Wednesday, September 24, 2008

8 hours 26 minutes and 19 seconds

91 km's of old rail trails later, my team came in fifth. I'm excited to know that I added the last 30ish minutes to that total. My first race participation. My first race experience My first dog scaring the crud out of me experience. It's true what they say you know - you do run faster scared. If I could bottle that feeling, recycle it every day.... but then why not?

I'm jumping on my soap box for a minute. (Okay in reality I never actually got of it as this is MY blog) and I feel a rant coming on. Deep breathe. You know my sister used to be my university paper editor and always told me that reading my work required taking deep breathes at the beginning of each sentence. Alas, I am a lover of the run on sentence. I have to be a proud supporter as I feel it is an endangered grammar. It's my cause - I'm just saying.

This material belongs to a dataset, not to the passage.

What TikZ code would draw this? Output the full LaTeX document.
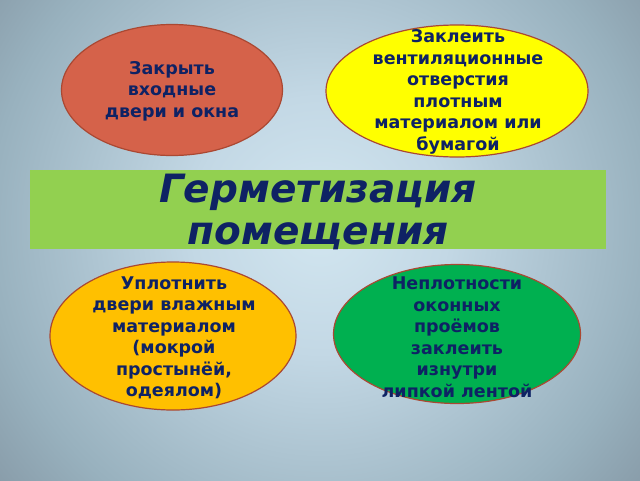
\documentclass[tikz,border=0pt]{standalone}
\usepackage{fontspec}
\setmainfont{DejaVu Sans}
\usetikzlibrary{shapes.geometric}
\definecolor{bg0}{RGB}{210,230,240}
\definecolor{bg1}{RGB}{195,216,229}
\definecolor{bg2}{RGB}{152,177,190}
\definecolor{bg3}{RGB}{125,141,154}
\definecolor{bg4}{RGB}{112,128,138}
\definecolor{navy}{RGB}{14,34,100}
\definecolor{cred}{RGB}{213,98,74}
\definecolor{cyel}{RGB}{255,255,0}
\definecolor{cban}{RGB}{146,208,80}
\definecolor{cgold}{RGB}{255,192,0}
\definecolor{cgrn}{RGB}{0,176,80}
\definecolor{cedge}{RGB}{170,72,50}
\pgfdeclareradialshading{bgshade}{\pgfpoint{0bp}{0bp}}{color(0bp)=(bg0); color(10bp)=(bg1); color(26bp)=(bg2); color(37bp)=(bg3); color(48bp)=(bg4); color(80bp)=(bg4)}
\begin{document}
\begin{tikzpicture}[x=1pt,y=-1pt,
  ell/.style={ellipse, draw=cedge, line width=1.2pt, inner sep=0pt},
  txt/.style={font=\fontsize{17.5}{21.5}\selectfont\bfseries, align=center, text=navy, inner sep=0pt},
  ttl/.style={font=\fontsize{39}{42}\selectfont\bfseries\itshape, align=center, text=navy, inner sep=0pt}]
\begin{scope}
\clip (0,0) rectangle (640,480);
\shade[shading=bgshade] (0,-95) rectangle (640,545);
\end{scope}
\useasboundingbox (0,0) rectangle (640,480);
\node[ell, fill=cred, minimum width=221pt, minimum height=131pt] (e1) at (172,90) {};
\node[ell, fill=cyel, minimum width=262pt, minimum height=132pt] (e2) at (457,91) {};
\node[fill=cban, minimum width=576pt, minimum height=79pt, inner sep=0pt] (b) at (318,209.5) {};
\node[ell, fill=cgold, minimum width=246pt, minimum height=148pt] (e3) at (173,336) {};
\node[ell, fill=cgrn, minimum width=247pt, minimum height=139pt] (e4) at (457,334) {};
\node[txt] (t1) at (172,91) {Закрыть\\входные\\двери и окна};
\node[txt] (t2) at (458,92) {Заклеить\\вентиляционные\\отверстия\\плотным\\материалом или\\бумагой};
\node[ttl] (tt) at (318,212) {Герметизация\\помещения};
\node[txt] (t3) at (174,338) {Уплотнить\\двери влажным\\материалом\\(мокрой\\простынёй,\\одеялом)};
\node[txt] (t4) at (457,337) {Неплотности\\оконных\\проёмов\\заклеить\\изнутри\\липкой лентой};
\end{tikzpicture}
\end{document}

Anyway back to my rant. I have this sinking feeling that some people may be offended so let me apologise ahead of time. In my recent three and a half weeks back at college, I have determined that our newest adult generation knows nothing of disability. Knows nothing and lives contentedly within that ignorant bliss. I am comfortable walking without my id cane, mostly as the purpose of a cane is to tell others of my blindness - so i figure if the wall wants to jump forward and be bumped into, then so be it. Plus I have this whole issue wondering - where do you put it while using the rest room? You know no matter how I manage it, I have to pick it up and carry it to the sink to wash my hands.... I'd love some feed back on this one as currently I am "that" lady who scrubs her cane after washing her hands in the ladies room. Back on track, ignorant bliss. What is the purpose of an id cane, if not to inform and acknowledge a disability's presence? Here are my following three suggestions the next time you see someone with a white cane;

1. they may be blind, but they are not deaf... and yes I know it's weird that I washed my cane in the sink this morning, stop talking about it - i can hear you!

2. they may be blind, but they are not stupid.... we do not need coddling, don't talk down to us - besides which I am pretty tall!

3. they may be blind, but they already know it.... once your pea sized brain actually wraps itself around the meaning of the white cane - realise we already know, no auditory explanation is required.

Again my apologies....

See this is why my new found obsession, other than breeding the run on sentence, is to bottle that feeling at the end of my race. Here, I've done something, finished something, been part of something and I feel great. People are happy for me, cheering me on, and are altogether unafraid of catching my disability. Wow respect never tasted so good! I am exhausted trying to educate the world about disability, and / or trying to find a place for myself within their scope of reality. It is time - I have decided - to create a new reality. This is my grand scheme....

Now I just need to figure out the appropriate habitates of that run on.... Nobel prize, here i come.